La baisse du nombre d’heures travaillées va entraîner un recul du PIB. En 2030, huit des dix pays exposés au plus fort impact sur le PIB se situeront en Afrique de l’Ouest.

Selon un scénario dans lequel le réchauffement climatique serait de 1,5 degré celsius d’ici à 2030, le Burkina Faso perdrait 9 % de son PIB, le Togo 8,5 %, la Côte d’Ivoire 7 %, le Soudan et le Tchad 5 % selon les données de l’OMT.

En 1995, les pertes étaient de 0,9 % du PIB à  l’échelle du continent (280 millions de dollars). Elles seront de 1,8 % en 2030 (2,4 milliards de dollars).

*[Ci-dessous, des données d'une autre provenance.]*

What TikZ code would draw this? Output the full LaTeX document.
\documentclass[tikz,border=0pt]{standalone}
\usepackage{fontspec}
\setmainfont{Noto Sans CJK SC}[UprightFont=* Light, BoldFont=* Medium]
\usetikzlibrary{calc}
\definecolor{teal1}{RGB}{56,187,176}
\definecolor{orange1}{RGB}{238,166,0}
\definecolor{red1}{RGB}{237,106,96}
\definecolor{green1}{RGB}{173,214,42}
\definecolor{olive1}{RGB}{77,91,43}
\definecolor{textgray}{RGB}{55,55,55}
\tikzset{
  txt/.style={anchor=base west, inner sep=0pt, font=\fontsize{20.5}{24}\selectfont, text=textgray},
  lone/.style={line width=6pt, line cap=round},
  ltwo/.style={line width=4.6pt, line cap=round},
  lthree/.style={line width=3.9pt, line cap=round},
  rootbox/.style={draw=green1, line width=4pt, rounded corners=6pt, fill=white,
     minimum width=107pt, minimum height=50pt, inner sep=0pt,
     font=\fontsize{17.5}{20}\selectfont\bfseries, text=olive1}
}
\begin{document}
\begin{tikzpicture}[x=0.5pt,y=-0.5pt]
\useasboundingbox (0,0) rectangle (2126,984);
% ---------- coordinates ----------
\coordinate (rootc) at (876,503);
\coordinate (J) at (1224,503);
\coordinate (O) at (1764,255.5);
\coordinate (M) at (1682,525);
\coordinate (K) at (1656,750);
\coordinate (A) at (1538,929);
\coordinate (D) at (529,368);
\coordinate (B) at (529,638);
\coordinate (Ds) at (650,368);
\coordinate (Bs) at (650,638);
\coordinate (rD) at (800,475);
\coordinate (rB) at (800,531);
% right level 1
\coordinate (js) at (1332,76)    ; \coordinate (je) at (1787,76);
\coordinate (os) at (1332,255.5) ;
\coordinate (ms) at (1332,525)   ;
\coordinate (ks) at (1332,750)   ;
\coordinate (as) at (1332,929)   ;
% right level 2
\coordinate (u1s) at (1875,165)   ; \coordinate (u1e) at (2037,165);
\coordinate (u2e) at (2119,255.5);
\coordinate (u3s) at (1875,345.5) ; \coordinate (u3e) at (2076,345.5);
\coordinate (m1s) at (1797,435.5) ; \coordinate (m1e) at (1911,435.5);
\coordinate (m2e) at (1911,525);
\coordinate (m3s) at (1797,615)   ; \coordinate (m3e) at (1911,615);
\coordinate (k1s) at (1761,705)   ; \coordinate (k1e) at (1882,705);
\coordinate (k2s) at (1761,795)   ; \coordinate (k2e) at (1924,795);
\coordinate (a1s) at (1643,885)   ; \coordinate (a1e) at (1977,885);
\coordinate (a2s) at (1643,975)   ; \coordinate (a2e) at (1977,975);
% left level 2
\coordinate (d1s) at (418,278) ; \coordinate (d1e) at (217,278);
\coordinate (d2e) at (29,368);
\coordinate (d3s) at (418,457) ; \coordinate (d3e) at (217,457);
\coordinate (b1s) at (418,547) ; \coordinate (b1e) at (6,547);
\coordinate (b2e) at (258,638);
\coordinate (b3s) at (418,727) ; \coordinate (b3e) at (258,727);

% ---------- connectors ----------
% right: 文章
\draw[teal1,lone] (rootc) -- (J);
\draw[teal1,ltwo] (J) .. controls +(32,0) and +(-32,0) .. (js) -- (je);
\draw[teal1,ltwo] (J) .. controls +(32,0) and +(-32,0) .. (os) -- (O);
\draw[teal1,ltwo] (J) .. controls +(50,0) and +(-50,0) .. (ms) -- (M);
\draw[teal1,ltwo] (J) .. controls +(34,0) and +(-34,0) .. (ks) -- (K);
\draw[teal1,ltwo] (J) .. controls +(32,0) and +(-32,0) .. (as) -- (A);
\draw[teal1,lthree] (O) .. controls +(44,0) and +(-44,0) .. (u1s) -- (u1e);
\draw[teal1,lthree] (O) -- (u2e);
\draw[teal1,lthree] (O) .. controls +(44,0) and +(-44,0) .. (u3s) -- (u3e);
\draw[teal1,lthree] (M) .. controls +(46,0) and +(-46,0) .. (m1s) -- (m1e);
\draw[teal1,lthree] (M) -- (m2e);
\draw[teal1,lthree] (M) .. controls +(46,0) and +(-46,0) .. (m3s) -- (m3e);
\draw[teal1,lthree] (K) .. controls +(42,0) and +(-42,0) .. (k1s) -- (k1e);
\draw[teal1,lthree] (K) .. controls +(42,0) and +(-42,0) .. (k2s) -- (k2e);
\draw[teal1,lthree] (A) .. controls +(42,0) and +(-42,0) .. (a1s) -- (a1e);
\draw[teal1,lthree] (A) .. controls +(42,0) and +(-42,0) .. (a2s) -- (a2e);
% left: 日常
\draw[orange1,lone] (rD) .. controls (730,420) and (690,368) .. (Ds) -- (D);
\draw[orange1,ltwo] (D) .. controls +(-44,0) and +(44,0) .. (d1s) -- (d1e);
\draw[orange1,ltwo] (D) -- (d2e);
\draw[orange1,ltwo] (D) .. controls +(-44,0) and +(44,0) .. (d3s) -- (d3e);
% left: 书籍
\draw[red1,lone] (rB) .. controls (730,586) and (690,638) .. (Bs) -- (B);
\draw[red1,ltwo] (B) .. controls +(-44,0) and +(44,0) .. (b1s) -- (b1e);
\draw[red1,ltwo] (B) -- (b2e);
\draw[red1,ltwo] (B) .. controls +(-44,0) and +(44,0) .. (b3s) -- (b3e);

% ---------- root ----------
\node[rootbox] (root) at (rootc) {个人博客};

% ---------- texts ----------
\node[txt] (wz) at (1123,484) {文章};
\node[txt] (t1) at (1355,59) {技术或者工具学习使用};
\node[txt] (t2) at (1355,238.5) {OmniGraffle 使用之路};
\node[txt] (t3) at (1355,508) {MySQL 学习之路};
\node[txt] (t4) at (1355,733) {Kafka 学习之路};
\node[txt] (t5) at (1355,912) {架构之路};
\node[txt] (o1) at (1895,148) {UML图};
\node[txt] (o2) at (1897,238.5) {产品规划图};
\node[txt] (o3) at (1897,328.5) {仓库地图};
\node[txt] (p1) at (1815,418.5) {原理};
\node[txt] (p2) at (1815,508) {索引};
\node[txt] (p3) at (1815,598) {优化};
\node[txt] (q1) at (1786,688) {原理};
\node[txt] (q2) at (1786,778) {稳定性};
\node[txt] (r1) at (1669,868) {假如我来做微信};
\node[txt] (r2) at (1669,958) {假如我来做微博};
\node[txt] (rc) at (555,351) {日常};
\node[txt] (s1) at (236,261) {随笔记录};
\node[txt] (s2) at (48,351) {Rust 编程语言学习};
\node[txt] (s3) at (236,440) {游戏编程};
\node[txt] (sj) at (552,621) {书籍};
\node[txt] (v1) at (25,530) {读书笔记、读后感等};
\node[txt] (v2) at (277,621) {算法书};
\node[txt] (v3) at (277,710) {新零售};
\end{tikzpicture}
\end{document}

Pour rappel, selon le ministère burkinabè de l’Agriculture, le secteur agricole représente 35 % du PIB et emploie 82 % de la population active du Burkina Faso, contre une moyenne de 16 % du PIB et 53 % de la population active en Afrique subsaharienne (d’après les données de la Banque mondiale).

Dialogue social

Du fait de la poussée démographique, l’organisation mondiale du travail (OMT) prévoit une hausse du nombre de travailleurs sur le continent dans les prochaines années.  Ainsi, en 2030, le secteur agricole – qui représentait 89 % du nombre total d’heures perdues en 1995 sur le continent – rassemblera 47,7 % des 610 millions de travailleurs en Afrique.

Or, le secteur agricole reste extrêmement « vulnérable » selon l’OMT. « Les employeurs et les travailleurs devraient discuter ensemble de l’aménagement des horaires de travail, en plus de l’adoption d’autres mesures de sécurité et de santé au travail », précise le rapport de l’organisme onusien selon lequel « le dialogue social est un outil pertinent pour améliorer les conditions de travail sur une planète qui se réchauffe ».